Now, I know it's because there's not the overhead of calling a function, but is the overhead of calling a function really that heavy (and worth the bloat of having it inlined) ?
From what I can remember, when a function is called, say f(x,y), x and y are pushed onto the stack, and the stack pointer jumps to an empty block, and begins execution. I know this is a bit of an oversimplification, but am I missing something? A few pushes and a jump to call a function, is there really that much overhead?
Let me know if I'm forgetting something, thanks!
There is no calling and stack activity, which certainly saves a few CPU cycles. In modern CPU's, code locality also matters: doing a call can flush the instruction pipeline and force the CPU to wait for memory being fetched. This matters a lot in tight loops, since primary memory is quite a lot slower than modern CPU's.
However, don't worry about inlining if your code is only being called a few times in your application.
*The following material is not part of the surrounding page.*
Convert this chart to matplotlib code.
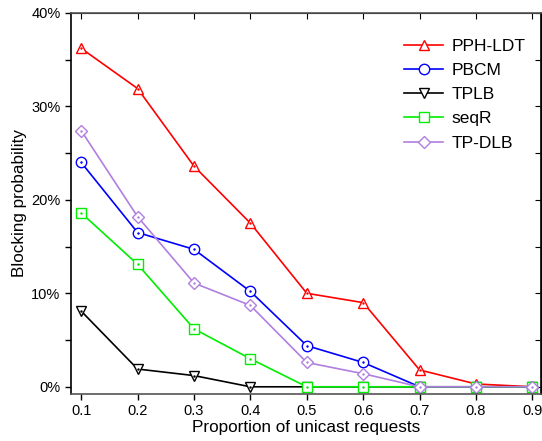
import matplotlib
matplotlib.use("Agg")
import matplotlib.pyplot as plt
from matplotlib.ticker import MultipleLocator, FuncFormatter

plt.rcParams['font.family'] = ['Liberation Sans', 'DejaVu Sans']

proportion = [0.1, 0.2, 0.3, 0.4, 0.5, 0.6, 0.7, 0.8, 0.9]
pph_ldt = [36.2, 31.9, 23.6, 17.5, 10.0, 9.0, 1.8, 0.3, 0.0]
pbcm = [24.0, 16.5, 14.7, 10.2, 4.4, 2.6, 0.0, 0.0, 0.0]
tplb = [8.1, 1.9, 1.2, 0.0, 0.0, 0.0, 0.0, 0.0, 0.0]
seqr = [18.6, 13.1, 6.2, 3.0, 0.0, 0.0, 0.0, 0.0, 0.0]
tp_dlb = [27.4, 18.2, 11.1, 8.7, 2.6, 1.4, 0.0, 0.0, 0.0]
names = ['PPH-LDT', 'PBCM', 'TPLB', 'seqR', 'TP-DLB']


def main():
    fig = plt.figure(figsize=(5.42, 4.41), dpi=100)
    ax = fig.add_axes([0.131, 0.107, 0.867, 0.864])

    series = [
        (pph_ldt, '#ff0000', '^'),
        (pbcm, '#0000ff', 'o'),
        (tplb, '#000000', 'v'),
        (seqr, '#00ee00', 's'),
        (tp_dlb, '#b07fe0', 'D'),
    ]
    handles = []
    for name, (vals, col, mk) in zip(names, series):
        ms = 6 if mk == 'D' else 7.5
        ys = [v / 100 for v in vals]
        h, = ax.plot(proportion, ys, color=col, marker=mk,
                     markersize=ms, markerfacecolor='white', markeredgecolor=col,
                     markeredgewidth=1.0, linewidth=1.2, label=name)
        handles.append(h)
        # tiny centre dot, Origin style
        ax.plot(proportion, ys, linestyle='none', marker='.', markersize=1.5,
                color=col)

    ax.set_xlim(0.082, 0.915)
    ax.set_ylim(-0.0075, 0.40)
    ax.xaxis.set_major_locator(MultipleLocator(0.1))
    ax.yaxis.set_major_locator(MultipleLocator(0.10))
    ax.yaxis.set_minor_locator(MultipleLocator(0.05))
    ax.yaxis.set_major_formatter(FuncFormatter(lambda v, p: f"{v*100:.0f}%"))
    ax.xaxis.set_major_formatter(FuncFormatter(lambda v, p: f"{v:.1f}"))

    ax.tick_params(axis='both', which='both', labelsize=10.5, length=4, width=1)
    ax.tick_params(axis='x', which='both', direction='out', top=False)
    ax.tick_params(axis='y', which='both', direction='out', right=False)

    # inner ticks on top and right
    sec = ax.secondary_xaxis('top')
    sec.xaxis.set_major_locator(MultipleLocator(0.1))
    sec.tick_params(direction='in', length=4, labeltop=False)
    secy = ax.secondary_yaxis('right')
    secy.yaxis.set_major_locator(MultipleLocator(0.05))
    secy.tick_params(direction='in', length=4, labelright=False)

    for s in ax.spines.values():
        s.set_linewidth(1.2)
    ax.spines['bottom'].set_color('#555555')
    ax.spines['top'].set_color('#555555')

    ax.set_xlabel('Proportion of unicast requests', fontsize=12.3, labelpad=1)
    ax.set_ylabel('Blocking probability', fontsize=12.3, labelpad=3)

    ax.legend(handles, names, loc='upper right', frameon=False, fontsize=12.5,
              handlelength=2.3, handletextpad=0.45, labelspacing=0.52,
              bbox_to_anchor=(1.0, 0.973))

    fig.savefig('out.png', dpi=100)


if __name__ == "__main__":
    main()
Worry, a lot, if it's being called millions of times while the user waits for answers!
One other potential side effect of the jump is that you might trigger a page fault, either to load the code into memory the first time, or if it's used infrequently enough to get paged out of memory later.
There are multiple reasons for inlining to be faster, only one of which is obvious:
The cache utilization can also work against you - if inlining makes the code larger, there's more possibility of cache misses. That's a much less likely case though.
Optimizing compilers apply a set of heuristics to determine whether or not inlining will be beneficial.
Sometimes gain from the lack of function call will outweigh the potential cost of the extra code, sometimes not.